Nearness changes fear. A distant king trembles at a rumor. A nearby king sees the map begin to close. The Jordan is no longer only a border. It is a question. If the God who dried the sea brings Israel here, what wall, army, or treaty can stand?

Rachav Understood the News Correctly

The Mekhilta then lets Rachav of Jericho become the witness. She tells Joshua's messengers that the people heard how God dried up the waters of the Red Sea. Her conclusion is not military. It is theological: the Lord is God in the heavens above and on the earth below (Joshua 2:10-11).

That is why her testimony matters. She does not merely report panic inside Jericho. She understands what the panic means. The sea was not only an escape route. It was evidence. It told the nations that Israel's God ruled water, earth, heaven, and the future road into the land.

Rachav's house becomes the place where rumor turns into confession. She has never stood at the sea. She has not walked between the walls of water. But she hears correctly. The miracle reaches her before Israel does, and by the time the spies arrive, the story has already entered Jericho's walls.

Power Also Had Limits at Home

A second passage, Mekhilta Tractate Nezikin 3:1, feels at first like a different world. It interprets the law of a father who sells his daughter as a Hebrew maidservant (Exodus 21:7). The Mekhilta asks whom the verse permits him to sell.

The answer is narrow. Scripture speaks only of a minor, under twelve. The father cannot sell an adult daughter. The passage reasons from his power to annul vows, then limits that power again. If signs of maturity remove a girl from servitude after sale, then surely those signs prevent the sale before it begins.

The Mekhilta Measured Distance and Power

These two passages belong together through the Mekhilta's habit of exact measurement. Fear is measured by distance.

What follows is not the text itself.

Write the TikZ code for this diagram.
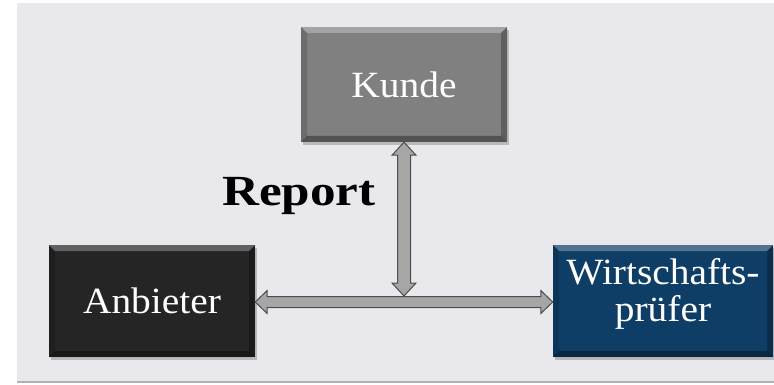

Authority is measured by age and legal status. The rabbis do not let words sprawl beyond their borders.

Dread is not terror. A minor is not an adult. Near is not far. Power is not unlimited just because the Torah recognizes a difficult institution. The Mekhilta's precision protects meaning, and sometimes it protects people. The nations must learn exactly what the sea means. A household must learn exactly where a father's power ends.

That precision matters because vague power is dangerous. Kings call every rumor rebellion. Fathers can mistake authority for ownership. The Mekhilta narrows both scenes until the real shape appears. Fear follows geography. Sale follows strict legal limits. A word in Torah is not a blank check.

The legal passage is uncomfortable because it begins from an ancient institution that modern readers do not soften. The Mekhilta does not pretend the law is simple. It does something narrower and necessary. It finds the edge. It says this far, and not farther.

The Road Changed Everyone Who Heard

The final image moves from the sea to Jericho and then back into an Israelite home. Outside, kings hear that water stood aside for Israel, and their courage collapses according to how near they are to the road. Inside, a girl grows toward an age when the law itself removes her from another person's control.

The sea changed the nations before Israel reached them. The law changed the household before power could harden into permanence. That is the Mekhilta's world: God acts in history, and Torah measures the consequences with care.

Distant kings tremble. Near kings panic. Rachav understands. And in the same Torah that made nations afraid, a daughter's maturity becomes a boundary that power may not cross.